Some might say that horses remember past experiences and that this is evidence that they can and do think in terms of the past. I don't think so. I think that horses store past experiences as data that gets logged in their memory, but it is only data, without feeling or thought, stored just as a computer stores data to be used as decision input for future present moments when triggered. When those triggering moments occur, horses do not think about past data in the ponderous ways humans do. When that triggered moment arrives, the data causes action, not feelings or thoughts. This is my theory because it is what I have observed over decades.
I first started thinking about horses and time after reading Ray Hunt. He said that when training a horse, you cannot start at square one. You must start at square zero before square one. I have been thinking about this for decades. My interpretation is that Ray Hunt saw that horses are always in the moment.
When we start a training session the horse is already present and has been present with us since we got them from their stall or pasture. Horses are present while most of the time we are not. We're thinking about what we plan to do, about what's for dinner, how we were disappointed yesterday about something, and so on. We are rarely in the present and the horse is almost always in the present.

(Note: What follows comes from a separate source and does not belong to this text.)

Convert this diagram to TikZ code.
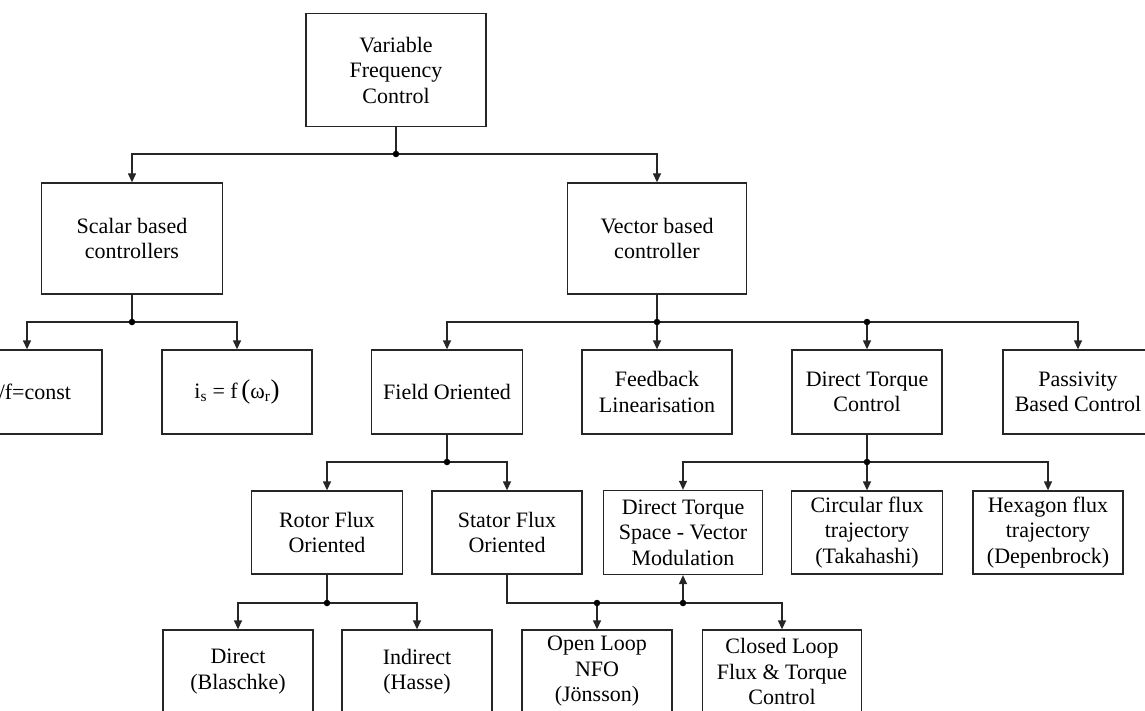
\documentclass[tikz,border=0pt]{standalone}
\usepackage{fontspec}
\setmainfont{Liberation Serif}
\usetikzlibrary{arrows.meta}
\tikzset{
  box/.style={draw=black!85, line width=1.3pt, align=center, inner sep=0pt,
    font=\fontsize{22}{25.5}\selectfont},
  wire/.style={draw=black!85, line width=1.3pt},
  arr/.style={wire, -{Triangle[length=9pt,width=8pt]}},
  dot/.style={circle, fill=black, inner sep=0pt, minimum size=6.5pt}
}
\begin{document}
\begin{tikzpicture}[x=1pt, y=-1pt]
\clip (0,0) rectangle (1145,711);
\fill[white] (0,0) rectangle (1145,711);
% level 0
\node[box, minimum width=180pt, minimum height=113pt] (vfc) at (396,70) {Variable\\Frequency\\Control};
% level 1
\node[box, minimum width=181pt, minimum height=111pt] (scalar) at (132,238.5) {Scalar based\\controllers};
\node[box, minimum width=179pt, minimum height=111pt] (vector) at (657,238.5) {Vector based\\controller};
% level 2
\node[box, minimum width=150pt, minimum height=84pt] (vf) at (27,392) {V/f=const};
\node[box, minimum width=150pt, minimum height=84pt] (is) at (237,392) {i\textsubscript{s} = f\,{\fontsize{27}{27}\selectfont(}ω\textsubscript{r}{\fontsize{27}{27}\selectfont)}};
\node[box, minimum width=151pt, minimum height=84pt] (field) at (447,392) {Field Oriented};
\node[box, minimum width=150pt, minimum height=84pt] (feed) at (657,392) {Feedback\\Linearisation};
\node[box, minimum width=150pt, minimum height=84pt] (dtc) at (867,392) {Direct Torque\\Control};
\node[box, minimum width=150pt, minimum height=84pt] (pass) at (1078,392) {Passivity\\Based Control};
% level 3
\node[box, minimum width=151pt, minimum height=83pt] (rotor) at (327,532.5) {Rotor Flux\\Oriented};
\node[box, minimum width=150pt, minimum height=83pt] (stator) at (507,532.5) {Stator Flux\\Oriented};
\node[box, minimum width=159pt, minimum height=84pt] (dtsvm) at (683,532.5) {Direct Torque\\Space - Vector\\Modulation};
\node[box, minimum width=151pt, minimum height=83pt] (circ) at (867,532.5) {Circular flux\\trajectory\\(Takahashi)};
\node[box, minimum width=150pt, minimum height=83pt] (hex) at (1048,532.5) {Hexagon flux\\trajectory\\(Depenbrock)};
% level 4
\node[box, minimum width=150pt, minimum height=83pt] (direct) at (238,671.5) {Direct\\(Blaschke)};
\node[box, minimum width=150pt, minimum height=83pt] (indirect) at (417,671.5) {Indirect\\(Hasse)};
\node[box, minimum width=150pt, minimum height=83pt] (open) at (597,671.5) {Open Loop\\NFO\\(Jönsson)};
\node[box, minimum width=159pt, minimum height=83pt] (closed) at (782,671.5) {Closed Loop\\Flux \& Torque\\Control};
% junctions
\coordinate (j0) at (396,154);
\coordinate (j1) at (132,322);
\coordinate (j2) at (657,322);
\coordinate (j2b) at (867,322);
\coordinate (j3) at (447,462);
\coordinate (j4) at (867,462);
\coordinate (j5) at (327,603);
\coordinate (j6) at (597,603);
\coordinate (j7) at (683,603);
% connectors
\draw[wire] (vfc.south) -- (j0);
\draw[arr] (j0) -| (scalar.north);
\draw[arr] (j0) -| (vector.north);
\draw[wire] (scalar.south) -- (j1);
\draw[arr] (j1) -| (vf.north);
\draw[arr] (j1) -| (is.north);
\draw[wire] (vector.south) -- (j2);
\draw[arr] (j2) -| (field.north);
\draw[arr] (j2) -- (feed.north);
\draw[arr] (j2) -| (pass.north);
\draw[arr] (j2b) -- (dtc.north);
\draw[wire] (field.south) -- (j3);
\draw[arr] (j3) -| (rotor.north);
\draw[arr] (j3) -| (stator.north);
\draw[wire] (dtc.south) -- (j4);
\draw[arr] (j4) -| (dtsvm.north);
\draw[arr] (j4) -- (circ.north);
\draw[arr] (j4) -| (hex.north);
\draw[wire] (rotor.south) -- (j5);
\draw[arr] (j5) -| (direct.north);
\draw[arr] (j5) -| (indirect.north);
\draw[arr] (stator.south) |- (j7) -| (closed.north);
\draw[arr] (j6) -- (open.north);
\draw[arr] (j7) -- (dtsvm.south);
% dots
\foreach \j in {j0,j1,j2,j2b,j3,j4,j5,j6,j7} \node[dot] at (\j) {};
\end{tikzpicture}
\end{document}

Therefore, I believe Ray Hunt was telling us to be in the present with the horse before we begin to train. I think his advice is to help us not fall behind the horse's process of learning. Infact, it is best to be a little ahead of a horse you are training. The prospect should be curious about what we will do and working to keep up. But if you are behind a horse in training that is already present at square zero in the moment and you playing catchup, you will always struggle as a trainer.

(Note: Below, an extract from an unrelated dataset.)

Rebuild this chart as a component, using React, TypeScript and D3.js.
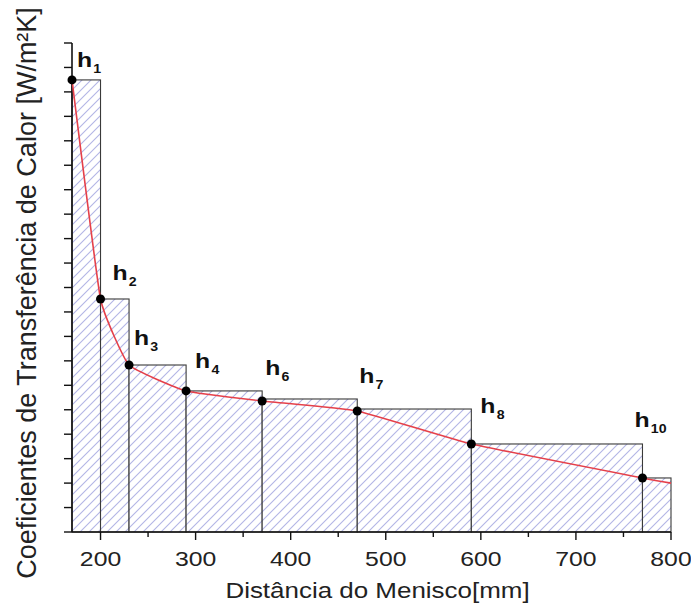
import React from "react";
import * as d3 from "d3";

// ---- data ----
const stepStarts = [170, 200, 230, 290, 370, 470, 590, 770];
const stepEnds = [200, 230, 290, 370, 470, 590, 770, 800];
const stepHeights = [18.49, 9.53, 6.83, 5.77, 5.44, 5.03, 3.6, 2.21];

const curveX = [170, 200, 230, 290, 370, 470, 590, 770, 800];
const curveY = [18.49, 9.53, 6.83, 5.77, 5.36, 4.95, 3.6, 2.21, 2.0];

const pointLabels = ["1", "2", "3", "4", "6", "7", "8", "10"];

const xMajorTicks = [200, 300, 400, 500, 600, 700, 800];
const xMinorTicks = [250, 350, 450, 550, 650, 750];
const yTicks = d3.range(0, 20.001, 1);

const xTitle = "Distância do Menisco[mm]";
const yTitle = "Coeficientes de Transferência de Calor [W/m²K]";

// ---- layout ----
const W = 691;
const H = 606;
const SX = 1.18; // horizontal stretch of text in the original figure
const labelOffsets: [number, number][] = [
  [5, -13], [12, -19], [5, -20], [9, -23], [3, -26], [2, -28], [9, -31], [-8, -51],
];
const FONT = "Arial, 'Liberation Sans', Helvetica, sans-serif";

export default function App() {
  const x = d3.scaleLinear().domain([170, 800]).range([72, 671]);
  const y = d3.scaleLinear().domain([0, 20]).range([532, 43]);

  const pts: [number, number][] = curveX.map((v, i) => [v, curveY[i]]);
  const line = d3
    .line<[number, number]>()
    .x((d) => x(d[0]))
    .y((d) => y(d[1]))
    .curve(d3.curveCardinal.tension(0.65));

  return (
    <svg
      width={W}
      height={H}
      style={{ position: "absolute", left: 0, top: 0, background: "#fff" }}
    >
      <defs>
        <pattern id="hatch" patternUnits="userSpaceOnUse" width={9} height={9}>
          <rect width={9} height={9} fill="#fff" />
          <path
            d="M-1,1 L1,-1 M0,9 L9,0 M8,10 L10,8"
            stroke="#b3b5e6"
            strokeWidth={1.1}
          />
        </pattern>
      </defs>

      {/* step rectangles */}
      {stepStarts.map((s, i) => (
        <rect
          key={i}
          x={x(s)}
          y={y(stepHeights[i])}
          width={x(stepEnds[i]) - x(s)}
          height={y(0) - y(stepHeights[i])}
          fill="url(#hatch)"
          stroke="#3a3a3a"
          strokeWidth={1.1}
        />
      ))}

      {/* axes */}
      <line x1={x(170)} x2={x(170)} y1={y(20)} y2={y(0)} stroke="#111" strokeWidth={1.6} />
      <line x1={x(170)} x2={x(800)} y1={y(0)} y2={y(0)} stroke="#111" strokeWidth={1.6} />
      {yTicks.map((t) => (
        <line key={"y" + t} x1={x(170) - 8} x2={x(170)} y1={y(t)} y2={y(t)} stroke="#111" strokeWidth={1.4} />
      ))}
      {xMajorTicks.map((t) => (
        <line key={"xM" + t} x1={x(t)} x2={x(t)} y1={y(0)} y2={y(0) + 8} stroke="#111" strokeWidth={1.4} />
      ))}
      {xMinorTicks.map((t) => (
        <line key={"xm" + t} x1={x(t)} x2={x(t)} y1={y(0)} y2={y(0) + 5} stroke="#111" strokeWidth={1.4} />
      ))}
      {xMajorTicks.map((t) => (
        <text
          key={"xl" + t}
          transform={`translate(${x(t)},566) scale(${SX},1)`}
          textAnchor="middle"
          fontFamily={FONT}
          fontSize={21}
          fill="#222"
        >
          {t}
        </text>
      ))}

      {/* curve */}
      <path d={line(pts) || ""} fill="none" stroke="#e5404a" strokeWidth={1.6} />
      {pointLabels.map((_, i) => (
        <circle key={"c" + i} cx={x(curveX[i])} cy={y(curveY[i])} r={4.5} fill="#000" />
      ))}

      {/* point labels */}
      {pointLabels.map((lab, i) => (
        <text
          key={"l" + i}
          transform={`translate(${x(curveX[i]) + labelOffsets[i][0]},${
            y(curveY[i]) + labelOffsets[i][1]
          }) scale(${SX},1)`}
          fontFamily={FONT}
          fontWeight="bold"
          fontSize={21}
          fill="#111"
        >
          h
          <tspan fontSize={12} dy={6} dx={1}>
            {lab}
          </tspan>
        </text>
      ))}

      {/* titles */}
      <text
        transform={`translate(${(x(170) + x(800)) / 2 + 6},598) scale(${SX},1)`}
        textAnchor="middle"
        fontFamily={FONT}
        fontSize={22}
        fill="#222"
      >
        {xTitle}
      </text>
      <text
        transform={`translate(36, 293) rotate(-90)`}
        textAnchor="middle"
        fontFamily={FONT}
        fontSize={27}
        fill="#222"
      >
        {yTitle}
      </text>
    </svg>
  );
}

Whatever horses might be doing, they are on the edge between this moment and the next, as seen in the picture below. We try to change horses to make them more to our liking in terms of their perceptions. For example, we don't like the "flighty" way horses can be hyper vigilant. We drug them, stick rubber balls in their ears, try to train away their constantly present perception. We want them on our timeline, but they don't know how. Humans tend to be future focused on "I expect a good ride" because future thinking makes us comfortable. Meanwhile our horse is in a present state of not knowing and being ready for whatever.
Horses are different than humans in more ways than we are similar. I believe that these differences scare or worry most people. Nothing takes us out of the present moment quicker that fear. I'd say that it is impossible to train a horse properly if the trainer is experiencing fear. Anthropomorphized false ideas of the horse do not remove fear. Instead, we must learn how to become more comfortable with equine perception. This is possible, but it takes time.